Turns out my entire post is wrong. In lock free code, you actually want the opposite of this trick - keeping reader/writer pos separate. If you have head + length you need to update both variables (e.g. enqueue is rougly head++ length–) which requires a CAS loop that’s twice as wide.
If you’re doing an SPSC ring buffer you can keep the reader/writer pos as non-atomic ints in separate cache lines, and add an atomic flag to each node saying whether it was last read or written. You don’t waste any slots and you only get contention when the queue is nearly empty/full.
It’s amazing how often these things seem to come up:
Ring buffers seem to come up particularly often in embedded code. They’re fairly memory-efficient, have predictable time and space costs (which can be critical!), and can be sized individually based on capacity planning.
There are not a lot of fancy data structures I’d trust to run in an interrupt handler, for example, but a ring buffer seems like an obvious choice for handling an incoming serial data interrupt.
Also, I’ve used the trick described in the post (letting the counters keep increasing, and masking on index) several places, and seen several others use it. I don’t think it’s that uncommon. It’s certainly worth knowing. When the ring buffer empties or one wraps the other, one can reduce both indices without changing the delta, to avoid the possibility of overflow. In many cases, it’s not a realistic concern, though. (i.e., enough operations to cause overflow would also significantly exceed the wear life of the flash memory the code is managing.)

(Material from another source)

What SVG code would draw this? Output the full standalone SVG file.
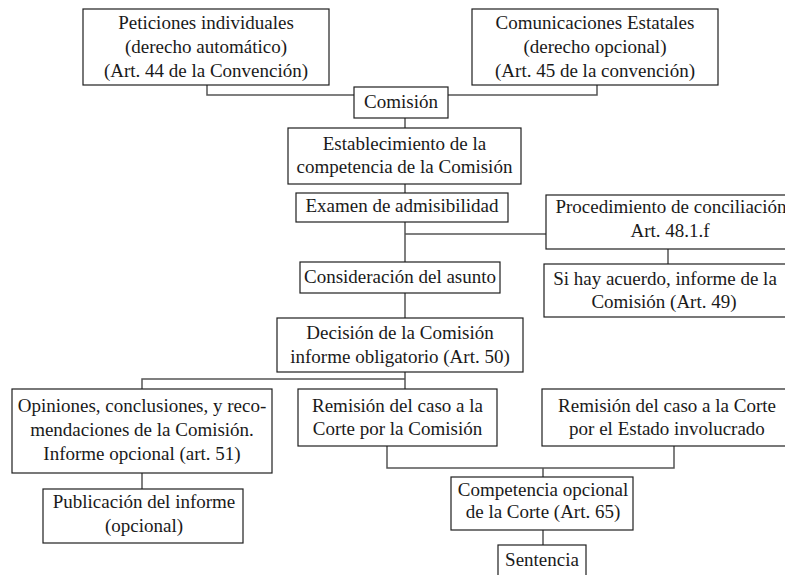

Friends don’t let friends use bitmasks when they could have just used an extra element in the (arguably) simpler earlier versions. Depending on the size of each element I’d prefer simpler code. Plus the no mask versions are basically a design pattern that many programmers are familiar with so it should be somewhat self documenting.
But then how are your peers suppose to know how smart you are?
[Comment from banned user removed]
Please, let’s not turn Lobste.rs into Reddit with threads of tired old witticisms, eh? It adds no value to the discussion.
I like that virtual memory trick that lets you remove the wrap around logic altogether. Too bad it’s not portable.